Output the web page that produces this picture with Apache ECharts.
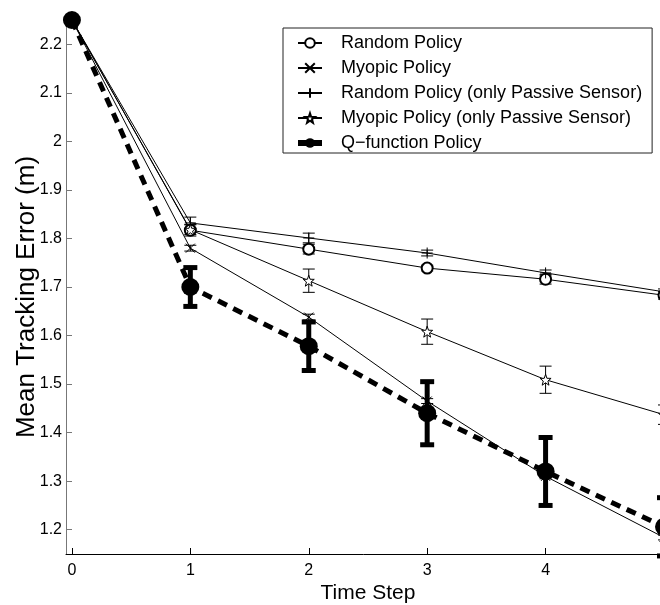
<!DOCTYPE html>
<html>
<head>
<meta charset="utf-8">
<title>Mean Tracking Error</title>
<script src="https://cdn.jsdelivr.net/npm/echarts@6/dist/echarts.min.js"></script>
<style>
  body, html { margin: 0; padding: 0; background: #fff; }
  #chart { width: 660px; height: 605px; }
</style>
</head>
<body>
<div id="chart"></div>
<script>
// data
var steps = [0, 1, 2, 3, 4, 5];
var xTicks = [0, 1, 2, 3, 4, 5];
var xLabels = [0, 1, 2, 3, 4];
var yTicks = [1.2, 1.3, 1.4, 1.5, 1.6, 1.7, 1.8, 1.9, 2, 2.1, 2.2];

var randomPolicy = [2.25, 1.817, 1.778, 1.739, 1.716, 1.683];
var randomErr = [0, 0.012, 0.01, 0.006, 0.01, 0.008];
var myopicPolicy = [2.25, 1.780, 1.638, 1.465, 1.310, 1.184];
var myopicErr = [0, 0.006, 0.006, 0.005, 0.005, 0.005];
var randomPassive = [2.25, 1.832, 1.801, 1.770, 1.729, 1.690];
var randomPassiveErr = [0, 0.012, 0.01, 0.006, 0.006, 0.006];
var myopicPassive = [2.25, 1.818, 1.713, 1.608, 1.509, 1.437];
var myopicPassiveErr = [0, 0.01, 0.024, 0.026, 0.028, 0.02];
var qPolicy = [2.25, 1.700, 1.578, 1.440, 1.320, 1.206];
var qErr = [0, 0.04, 0.05, 0.065, 0.07, 0.06];

var names = ['Random Policy', 'Myopic Policy', 'Random Policy (only Passive Sensor)',
             'Myopic Policy (only Passive Sensor)', 'Q\u2212function Policy'];

var FONT = '"Liberation Sans", Arial, Helvetica, sans-serif';
var SYM_X = 'path://M0,0L10,10M0,10L10,0';
var SYM_PLUS = 'path://M5,0L5,10M0,5L10,5';
var SYM_STAR = 'path://M5,0L6.2,3.5L10,3.6L7.1,5.9L8.1,9.5L5,7.4L1.9,9.5L2.9,5.9L0,3.6L3.8,3.5Z';

function pairs(vals) {
    return steps.map(function (s, i) { return [s, vals[i]]; });
}
function bars(vals, errs) {
    var out = [];
    steps.forEach(function (s, i) {
        if (errs[i] > 0) out.push([s, vals[i] - errs[i], vals[i] + errs[i]]);
    });
    return out;
}

function errorRender(lineW, capHalf) {
    return function (params, api) {
        var x = api.value(0);
        var top = api.coord([x, api.value(2)]);
        var bot = api.coord([x, api.value(1)]);
        var st = { stroke: '#000', lineWidth: lineW, fill: 'none' };
        return {
            type: 'group',
            children: [
                { type: 'line', shape: { x1: top[0], y1: top[1], x2: bot[0], y2: bot[1] }, style: st },
                { type: 'line', shape: { x1: top[0] - capHalf, y1: top[1], x2: top[0] + capHalf, y2: top[1] }, style: st },
                { type: 'line', shape: { x1: bot[0] - capHalf, y1: bot[1], x2: bot[0] + capHalf, y2: bot[1] }, style: st }
            ]
        };
    };
}

function thinLine(name, vals, symbol, size, fill) {
    return {
        name: name,
        type: 'line',
        data: pairs(vals),
        symbol: symbol,
        symbolSize: size,
        showAllSymbol: true,
        z: 3,
        lineStyle: { color: '#000', width: 1 },
        itemStyle: { color: fill, borderColor: '#000', borderWidth: 1 }
    };
}
function errSeries(vals, errs, lineW, capHalf, z) {
    return {
        type: 'custom',
        name: 'err',
        data: bars(vals, errs),
        renderItem: errorRender(lineW, capHalf),
        z: z,
        silent: true
    };
}

var chart = echarts.init(document.getElementById('chart'));

var option = {
    backgroundColor: '#fff',
    animation: false,
    grid: { left: 66, right: -4, top: 20, bottom: 51, outerBoundsMode: 'none' },
    xAxis: {
        type: 'value',
        min: -0.05,
        max: 5,
        name: 'Time Step',
        nameLocation: 'middle',
        nameGap: 29,
        nameMoveOverlap: false,
        nameTextStyle: { fontSize: 21, color: '#000', fontFamily: FONT, padding: [0, 0, 0, 6] },
        axisLine: { show: true, onZero: false, lineStyle: { color: '#000', width: 1 } },
        axisTick: { show: true, inside: true, length: 6, customValues: xTicks, lineStyle: { color: '#000' } },
        axisLabel: { customValues: xLabels, fontSize: 16, color: '#000', fontFamily: FONT, margin: 9 },
        splitLine: { show: false }
    },
    yAxis: {
        type: 'value',
        min: 1.15,
        max: 2.25,
        name: 'Mean Tracking Error (m)',
        nameLocation: 'middle',
        nameGap: 26,
        nameMoveOverlap: false,
        nameTextStyle: { fontSize: 26, color: '#000', fontFamily: FONT, padding: [0, 20, 0, 0] },
        axisLine: { show: true, onZero: false, lineStyle: { color: '#777', width: 1 } },
        axisTick: { show: true, inside: true, length: 6, customValues: yTicks, lineStyle: { color: '#777' } },
        axisLabel: { customValues: yTicks, fontSize: 16, color: '#000', fontFamily: FONT, margin: 4 },
        splitLine: { show: false }
    },
    legend: {
        orient: 'vertical',
        left: 283,
        top: 28,
        padding: [5, 10, 0, 12],
        itemGap: 5,
        itemWidth: 24,
        itemHeight: 12,
        borderColor: '#222',
        borderWidth: 1,
        backgroundColor: '#fff',
        textStyle: { fontSize: 18, lineHeight: 20, color: '#000', fontFamily: FONT, padding: [0, 0, 0, 14] },
        data: [
            { name: names[0] },
            { name: names[1] },
            { name: names[2] },
            { name: names[3] },
            { name: names[4], lineStyle: { type: 'solid', width: 6 } }
        ]
    },
    series: [
        thinLine(names[0], randomPolicy, 'emptyCircle', 11, '#000'),
        thinLine(names[1], myopicPolicy, SYM_X, 9, '#000'),
        thinLine(names[2], randomPassive, SYM_PLUS, 11, '#000'),
        thinLine(names[3], myopicPassive, SYM_STAR, 11, '#fff'),
        {
            name: names[4],
            type: 'line',
            data: pairs(qPolicy),
            symbol: 'circle',
            symbolSize: 18,
            showAllSymbol: true,
            z: 5,
            lineStyle: { color: '#000', width: 5, type: [10, 7] },
            itemStyle: { color: '#000' }
        },
        errSeries(randomPolicy, randomErr, 1, 6, 2),
        errSeries(myopicPolicy, myopicErr, 1, 6, 2),
        errSeries(randomPassive, randomPassiveErr, 1, 6, 2),
        errSeries(myopicPassive, myopicPassiveErr, 1, 6, 2),
        errSeries(qPolicy, qErr, 5, 7, 4)
    ]
};

chart.setOption(option);
</script>
</body>
</html>
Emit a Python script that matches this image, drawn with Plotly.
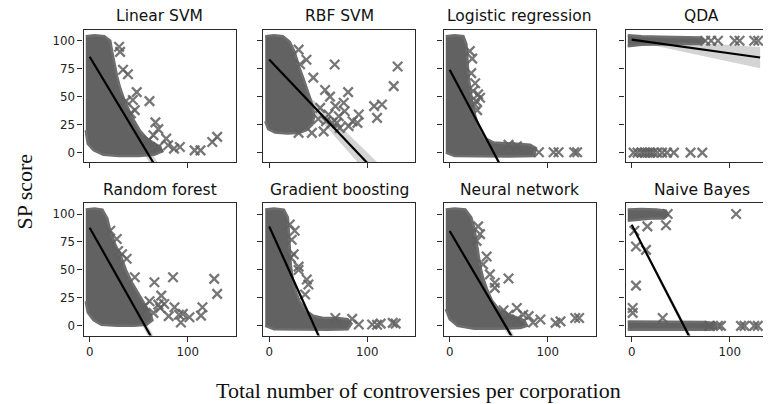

+++

__PROBLEM__
Drop the images and repeat the data exactly.

__CORRECT OUTPUT__
Output the web page that produces this picture with Apache ECharts.
<!DOCTYPE html>
<html>
<head>
<meta charset="utf-8">
<title>Mean Tracking Error</title>
<script src="https://cdn.jsdelivr.net/npm/echarts@6/dist/echarts.min.js"></script>
<style>
  body, html { margin: 0; padding: 0; background: #fff; }
  #chart { width: 660px; height: 605px; }
</style>
</head>
<body>
<div id="chart"></div>
<script>
// data
var steps = [0, 1, 2, 3, 4, 5];
var xTicks = [0, 1, 2, 3, 4, 5];
var xLabels = [0, 1, 2, 3, 4];
var yTicks = [1.2, 1.3, 1.4, 1.5, 1.6, 1.7, 1.8, 1.9, 2, 2.1, 2.2];

var randomPolicy = [2.25, 1.817, 1.778, 1.739, 1.716, 1.683];
var randomErr = [0, 0.012, 0.01, 0.006, 0.01, 0.008];
var myopicPolicy = [2.25, 1.780, 1.638, 1.465, 1.310, 1.184];
var myopicErr = [0, 0.006, 0.006, 0.005, 0.005, 0.005];
var randomPassive = [2.25, 1.832, 1.801, 1.770, 1.729, 1.690];
var randomPassiveErr = [0, 0.012, 0.01, 0.006, 0.006, 0.006];
var myopicPassive = [2.25, 1.818, 1.713, 1.608, 1.509, 1.437];
var myopicPassiveErr = [0, 0.01, 0.024, 0.026, 0.028, 0.02];
var qPolicy = [2.25, 1.700, 1.578, 1.440, 1.320, 1.206];
var qErr = [0, 0.04, 0.05, 0.065, 0.07, 0.06];

var names = ['Random Policy', 'Myopic Policy', 'Random Policy (only Passive Sensor)',
             'Myopic Policy (only Passive Sensor)', 'Q\u2212function Policy'];

var FONT = '"Liberation Sans", Arial, Helvetica, sans-serif';
var SYM_X = 'path://M0,0L10,10M0,10L10,0';
var SYM_PLUS = 'path://M5,0L5,10M0,5L10,5';
var SYM_STAR = 'path://M5,0L6.2,3.5L10,3.6L7.1,5.9L8.1,9.5L5,7.4L1.9,9.5L2.9,5.9L0,3.6L3.8,3.5Z';

function pairs(vals) {
    return steps.map(function (s, i) { return [s, vals[i]]; });
}
function bars(vals, errs) {
    var out = [];
    steps.forEach(function (s, i) {
        if (errs[i] > 0) out.push([s, vals[i] - errs[i], vals[i] + errs[i]]);
    });
    return out;
}

function errorRender(lineW, capHalf) {
    return function (params, api) {
        var x = api.value(0);
        var top = api.coord([x, api.value(2)]);
        var bot = api.coord([x, api.value(1)]);
        var st = { stroke: '#000', lineWidth: lineW, fill: 'none' };
        return {
            type: 'group',
            children: [
                { type: 'line', shape: { x1: top[0], y1: top[1], x2: bot[0], y2: bot[1] }, style: st },
                { type: 'line', shape: { x1: top[0] - capHalf, y1: top[1], x2: top[0] + capHalf, y2: top[1] }, style: st },
                { type: 'line', shape: { x1: bot[0] - capHalf, y1: bot[1], x2: bot[0] + capHalf, y2: bot[1] }, style: st }
            ]
        };
    };
}

function thinLine(name, vals, symbol, size, fill) {
    return {
        name: name,
        type: 'line',
        data: pairs(vals),
        symbol: symbol,
        symbolSize: size,
        showAllSymbol: true,
        z: 3,
        lineStyle: { color: '#000', width: 1 },
        itemStyle: { color: fill, borderColor: '#000', borderWidth: 1 }
    };
}
function errSeries(vals, errs, lineW, capHalf, z) {
    return {
        type: 'custom',
        name: 'err',
        data: bars(vals, errs),
        renderItem: errorRender(lineW, capHalf),
        z: z,
        silent: true
    };
}

var chart = echarts.init(document.getElementById('chart'));

var option = {
    backgroundColor: '#fff',
    animation: false,
    grid: { left: 66, right: -4, top: 20, bottom: 51, outerBoundsMode: 'none' },
    xAxis: {
        type: 'value',
        min: -0.05,
        max: 5,
        name: 'Time Step',
        nameLocation: 'middle',
        nameGap: 29,
        nameMoveOverlap: false,
        nameTextStyle: { fontSize: 21, color: '#000', fontFamily: FONT, padding: [0, 0, 0, 6] },
        axisLine: { show: true, onZero: false, lineStyle: { color: '#000', width: 1 } },
        axisTick: { show: true, inside: true, length: 6, customValues: xTicks, lineStyle: { color: '#000' } },
        axisLabel: { customValues: xLabels, fontSize: 16, color: '#000', fontFamily: FONT, margin: 9 },
        splitLine: { show: false }
    },
    yAxis: {
        type: 'value',
        min: 1.15,
        max: 2.25,
        name: 'Mean Tracking Error (m)',
        nameLocation: 'middle',
        nameGap: 26,
        nameMoveOverlap: false,
        nameTextStyle: { fontSize: 26, color: '#000', fontFamily: FONT, padding: [0, 20, 0, 0] },
        axisLine: { show: true, onZero: false, lineStyle: { color: '#777', width: 1 } },
        axisTick: { show: true, inside: true, length: 6, customValues: yTicks, lineStyle: { color: '#777' } },
        axisLabel: { customValues: yTicks, fontSize: 16, color: '#000', fontFamily: FONT, margin: 4 },
        splitLine: { show: false }
    },
    legend: {
        orient: 'vertical',
        left: 283,
        top: 28,
        padding: [5, 10, 0, 12],
        itemGap: 5,
        itemWidth: 24,
        itemHeight: 12,
        borderColor: '#222',
        borderWidth: 1,
        backgroundColor: '#fff',
        textStyle: { fontSize: 18, lineHeight: 20, color: '#000', fontFamily: FONT, padding: [0, 0, 0, 14] },
        data: [
            { name: names[0] },
            { name: names[1] },
            { name: names[2] },
            { name: names[3] },
            { name: names[4], lineStyle: { type: 'solid', width: 6 } }
        ]
    },
    series: [
        thinLine(names[0], randomPolicy, 'emptyCircle', 11, '#000'),
        thinLine(names[1], myopicPolicy, SYM_X, 9, '#000'),
        thinLine(names[2], randomPassive, SYM_PLUS, 11, '#000'),
        thinLine(names[3], myopicPassive, SYM_STAR, 11, '#fff'),
        {
            name: names[4],
            type: 'line',
            data: pairs(qPolicy),
            symbol: 'circle',
            symbolSize: 18,
            showAllSymbol: true,
            z: 5,
            lineStyle: { color: '#000', width: 5, type: [10, 7] },
            itemStyle: { color: '#000' }
        },
        errSeries(randomPolicy, randomErr, 1, 6, 2),
        errSeries(myopicPolicy, myopicErr, 1, 6, 2),
        errSeries(randomPassive, randomPassiveErr, 1, 6, 2),
        errSeries(myopicPassive, myopicPassiveErr, 1, 6, 2),
        errSeries(qPolicy, qErr, 5, 7, 4)
    ]
};

chart.setOption(option);
</script>
</body>
</html>
Emit a Python script that matches this image, drawn with Plotly.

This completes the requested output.